Geriye ise PYD’nin alternatiflerini Trump’a iyi bir şekilde sunmak kalıyor.
Ankara-Washington hattında ABD’nin Suriye’de DAEŞ’e karşı destekleyebileceği alternatif güçler konuşuluyor.
Fırat Kalkanında DAEŞ ile mücadele eden Özgür Suriye Ordusu, 2014 Kobani çatışmalarında Türkiye tarafından Suriye’ye gönderilerin ve orada DAEŞ’le mücadele eden Peşmergeler, Suriye’nin kuzeyinde hem rejim hem de PKK karşıtı olan Suriye Ulusal Kürt Konseyine bağlı silahlı gruplar gibi yapılar üzerinde duruluyor.
Aslında bu alternatif meselesi daha önce de çözülebilirdi. Ancak Suriye ve Irak’ta masada planlananlar sahada aynı şekliyle uygulanamayabiliyor.
Örnek Fırat Kalkanı Operasyonu.
Operasyon 24 Ağustos 2016’da başladı. Oysa daha önce başlayabilirdi.
Ancak FETÖ, Rus uçağını düşürdü, ortalık toz duman oldu.
Türkiye o dönemde sınırında neyi planlasa FETÖ karşı tarafa bir engel çıkarıyordu. Mesela İdlib sınırında durduk yere öldürülen mülteciler gibi.
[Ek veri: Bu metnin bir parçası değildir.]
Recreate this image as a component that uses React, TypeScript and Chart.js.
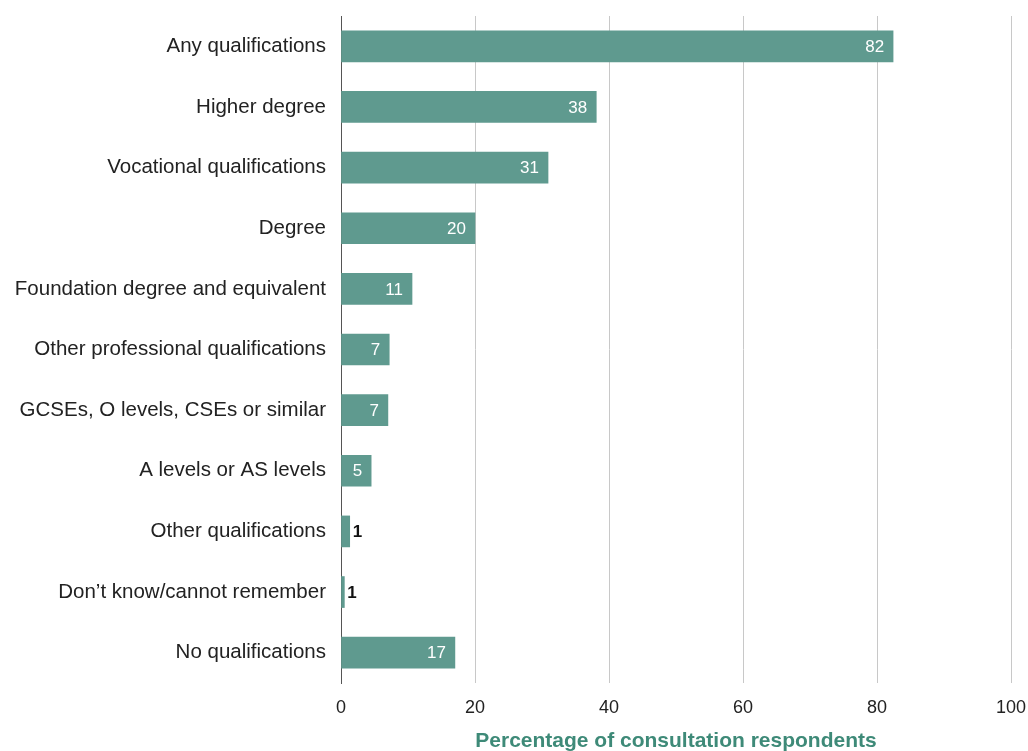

Bu provokasyon Haziran 2016’da yaşanmış, kimse bir anlam verememişti.
Bölgedeki son 2,5 yıldaki gelişmelere dikkatli bakınca FETÖ’nün Suriye ve Irak’ta Türkiye’nin planlarının önü kesen hamleler yaptığı açıkça görülüyor.
Onlardan biri de DAEŞ’in Musul’dan sonra 2014 Ağustos ayında Erbil’i işgal etmeye kalkması sırasında görüldü.
2 Ağustos 2014’te Türkiye Cumhurbaşkanlığı seçimi arifesindeyken DAEŞ, Erbil’in kapısına dayandı. Barzani, Türkiye’den askeri yardım istedi.
O yardım FETÖ’nün Türk ordusuna sızan üniformalı teröristleri tarafından engellendi.
FETÖ üyeleri, Kuzey Irak’ın imdat çağrısını gerekli yerlere gereken şekilde iletmeden ört bas etti.
Ankara’da üst düzey bir yetkili Barzani’ye yönelik askeri yardımın FETÖ tarafından engellenmesinin doğurduğu sonuçların vahim olduğunu söylüyor.
Zira FETÖ’nün o engellemesiyle devreye ABD girdi.
Peşmerge ABD tarafından kurtarılan taraftı.
Bu durum 2 yıl sonraki Musul operasyonuna direk yansıdı. ABD, Musul’da Peşmergeden çok Haşdi Şabi’ye görev verdi hatta PKK-PYD’liler bile orada çöreklendi.
FETÖ’nün Erbil’e askeri yardım konusunu baltalaması, Türk askerinin Kuzey Irak’taki varlık gerekçesini de sıkıntıya soktu.
Başika krizi bu bahaneyle büyütüldü.
Tıpkı Rus uçağının düşürülüp, Fırat Kalkanı operasyonuna rötar yaptırılması gibi Başika’daki Türk askerlerinin eğitim süreci de 2014 Ağustos yerine 2015 Ocak sonrasına ertelenmiş oldu.
Arada kaybedilen vakit ise terör örgütlerinin işine yaradı. Başta PYD bu süreçte iyice palazlandı.
PYD bir terör örgütü olarak bu denli vazgeçilmez bir noktaya getirilmişse bunun altında bir çok faktör olduğu açık.
Gelinen noktada FETÖ’nün verdiği zararları tek tek aşan Türkiye’nin PYD’nin önünün açılmasını sağlayan tahribatı da onarma aşamasına geldiğini gösteriyor.
Zira güvenlik bariyerimiz El Bab’dan Rakka’ya kadar uzatılmış durumda.
Kaldı ki güvenli bölgeler konusunda da pazarlık masasında elimiz güçlü bir şekilde oturuyoruz.